In short, for all their progressive pieties, major research universities have about as much soul as any other major corporation with progressive leanings. Watch the ads for various schools during football season—with a few exceptions they’re effectively interchangeable. Talk of social justice is just another form of advertising and moral preening. Many, perhaps most, smaller schools fit the same pattern, minus the profitable athletics.

What’s the point of it all? Most American universities and colleges don’t have a coherent answer. There are, of course, exceptional institutions, departments, and professors around (including at Mizzou). And religious schools that take their religion seriously usually have a clear sense of purpose, as do highly science-focused schools. But the rest tend to have mission statements composed of corporate-speak pabulum, and a discordant mix of various purposes competing within them.

The most successful of these tasks, the advancement of scientific-technical knowledge, proceeds effectively, along with the training of scientific and technical personnel. The relevance and success of this enterprise is undisputed. It is also unintegrated with the rest of the university, or with any overarching understanding of the human goods and purposes it should serve.

Meanwhile, university leaders tend to be unconcerned about any cohesive standard or purpose for the research and teaching that takes place in the arts, social sciences, and humanities. Degree requirements often allow students to graduate with enormous gaps in their major field of study, to say nothing of the other areas they’re nominally required to survey. Graduating with, say, a B.A. in history requires learning some history and a smattering of knowledge from other subjects, but the requirements at large schools are usually loose enough to ensure no unified plan of education for the students. Go in, take some courses in the required areas, and hopefully come out educated, whatever that means.

This approach still has its uses: it can screen students for graduate and professional schools, and offers a credential showing a minimal level of capacity to follow directions, communicate, and complete tasks. But it doesn’t require that students receive any cohesive knowledge or training before graduation. A student who wishes to can receive an excellent education at nearly any school, especially if he is willing to do some supplemental reading on his own. But the school won’t ensure it.

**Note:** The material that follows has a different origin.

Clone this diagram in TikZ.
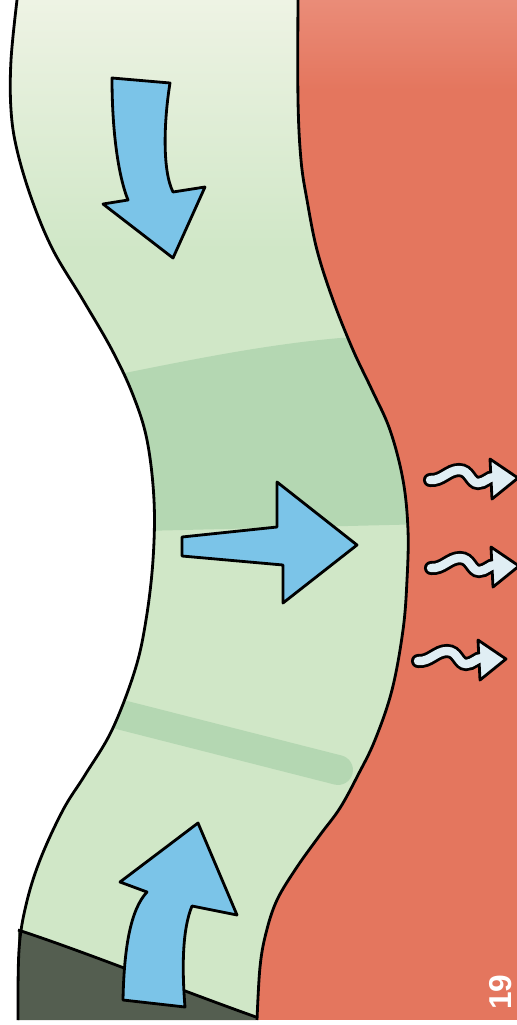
\documentclass[tikz,border=0pt]{standalone}
\usepackage{fontspec}
\setsansfont{Liberation Sans}
\usepackage{tikz}
\usepackage{xcolor}
\definecolor{leaf}{RGB}{208,231,199}
\definecolor{leaftop}{RGB}{238,243,228}
\definecolor{leafdark}{RGB}{180,215,178}
\definecolor{brick}{RGB}{228,118,94}
\definecolor{bricktop}{RGB}{234,140,120}
\definecolor{ground}{RGB}{84,94,80}
\definecolor{water}{RGB}{123,196,232}
\definecolor{mist}{RGB}{224,238,244}
\newcommand\leftbank{plot[smooth,tension=.6] coordinates {(17,0) (11,60) (11,110) (17,150) (32,200) (53,250) (83,300) (112,350) (133,395) (147,440) (154,500) (153,560) (146,620) (135,670) (112,730) (85,775) (63,810) (40,860) (26,905) (19,950) (18,1020)}}
\newcommand\rightbank{plot[smooth,tension=.6] coordinates {(298,0) (298,100) (301,160) (307,200) (317,250) (333,300) (353,350) (372,390) (390,430) (403,480) (408,530) (407,580) (403,630) (392,690) (375,740) (358,775) (340,808) (320,835) (297,867) (277,900) (266,933) (260,967) (257,1020)}}
\newcommand\heatwave{(0,0) .. controls (12,1) and (18,-10) .. (29,-10) .. controls (40,-10) and (40,3) .. (48,3) .. controls (55,3) and (58,-3) .. (64,-3)}

\begin{document}
\begin{tikzpicture}[x=0.02cm,y=-0.02cm,
  bank/.style={line width=1.6pt,line join=round},
  flow/.style={bank,fill=water},
  heat/.style={bank,fill=mist}]
\useasboundingbox (0,0) rectangle (517,1025);
\clip (0,0) rectangle (517,1025);
\fill[leaf] (0,0) rectangle (517,1020);
\begin{scope}
\clip \rightbank -- (0,1020) -- (0,0) -- cycle;
\shade[top color=leaftop,bottom color=leaf] (0,0) rectangle (517,250);
\fill[leafdark] (100,378) .. controls (180,362) and (260,345) .. (340,338) -- (430,336) -- (430,524) -- (100,532) -- cycle;
\draw[leafdark,line width=17pt,line cap=round] (110,712) -- (338,770);
\end{scope}
\begin{scope}
\clip \rightbank -- (517,1020) -- (517,0) -- cycle;
\fill[brick] (0,0) rectangle (517,1020);
\shade[top color=bricktop,bottom color=brick] (290,0) rectangle (517,90);
\end{scope}
\fill[white] \leftbank -- (0,1020) -- (0,0) -- cycle;
\fill[ground] (18,930) .. controls (80,950) and (180,990) .. (256,1017) -- (256,1020) -- (18,1020) -- cycle;
\draw[bank] (18,930) .. controls (80,950) and (180,990) .. (256,1017);
\draw[bank] \leftbank;
\draw[bank] \rightbank;
\draw[flow] (112,78) -- (170,83) .. controls (164,120) and (162,170) .. (173,192) -- (205,187) -- (173,258) -- (103,204) -- (128,200) .. controls (118,175) and (112,130) .. (112,78) -- cycle;
\draw[flow] (182,537) -- (277,527) -- (277,482) -- (357,545) -- (283,603) -- (283,565) -- (182,556) -- cycle;
\draw[flow] (123,1000) .. controls (124,950) and (130,910) .. (147,892) -- (120,882) -- (198,823) -- (237,915) -- (192,906) .. controls (182,930) and (182,970) .. (185,1007) -- cycle;
\foreach \x/\y in {430/480,431/568,418/661}{
  \begin{scope}[shift={(\x,\y)}]
  \draw[line width=8pt,line cap=round] \heatwave;
  \draw[heat] (60,-21) -- (88,-2) -- (62,19) -- cycle;
  \draw[mist,line width=4.8pt,line cap=round] \heatwave;
  \end{scope}}
\node[text=white,rotate=90,inner sep=1pt,font=\fontsize{18}{18}\selectfont\sffamily\bfseries] (page) at (501,992) {19};
\end{tikzpicture}
\end{document}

We’re All Here for Ourselves

As for faculty research, outside of the hard sciences (and perhaps a few other outliers, such as economics), it is increasingly irrelevant, self-indulgent, and ignored. For example, philosopher Alasdair MacIntyre has noted of his own field that “whatever force moral philosophy might have had as criticism is neutralized by its status as professionalized theory,” whose academic outcomes are irrelevant to ordinary life. This disconnect between the basic philosophical questions of ordinary people and the philosopher’s specialized studies means that “the professional philosopher often appears strange and unintelligible to the plain person, an irrelevant, oddly useless figure of obscure utterances.” Indeed.

Not that attempts at academic relevance are necessarily any better. Melissa Click, the hapless former Mizzou communications professor and wannabe thug, studied Martha Stewart and the Twilight books. We may forgive someone who struggles to conduct and explain good research on, say, Kant, but there is a special hell for those who problematize teen vampire pulp fiction and call it academic research (a modern Dante might assign them to endlessly peer-review each other’s articles). Unfortunately, university leaders don’t care if entire departments are overrun by nonsense, so long as it’s fashionable nonsense.

America’s academic empires are ruled by administrators whose dearest ambitions are to rake in alumni donations and climb a few spots in the US News and World Report rankings, followed, depending on age, by retirement or a jump to another, more prestigious, school. They lack the intellectual or moral framework, let along the courage, to push back against the screaming campus garbage babies, as one Internet drunk accurately labeled them. The path of least resistance is to appease the ideologues and social justice whiners, whose intersectional ideology they nominally accept.

This theory of intersectionality focuses on the overlap between different forms of oppression (the usual litany of race, class, gender, sexuality, and so on) and gives the most moral weight to whomever is most oppressed. Oppression confers moral authority, which, when recognized, gives power. And in a culture where being aggrieved gives status and power, there will never be a shortage of grievances.

Leading administrators rarely check enough categories in this oppression bingo to claim much moral authority, and they can’t reject it without challenging the left-wing ideology they’ve sworn fealty to. Disputing someone’s claims to be oppressed is itself considered oppression.

So they can only ally with the radicals whose ideology they share, groveling when necessary to appease the witch-hunters. Thus, the corporate progressives at the top can easily be dominated by aggrieved, true-believer students, faculty, and lower-level administrators. Although students and faculty do lean left, the radicals are still a minority on most campuses—but the incentives were all on the side of appeasing them.

But that may be changing. Just as what happened at Mizzou could have happened at any number of other schools, so too can the devastating backlash. Students can stop applying and enrolling. State funding can be cut. Donors can stop giving. Public opinion can turn against the value of higher education. The football team can lose fans as well as games. What will the hollow men and women who lead American higher education do then?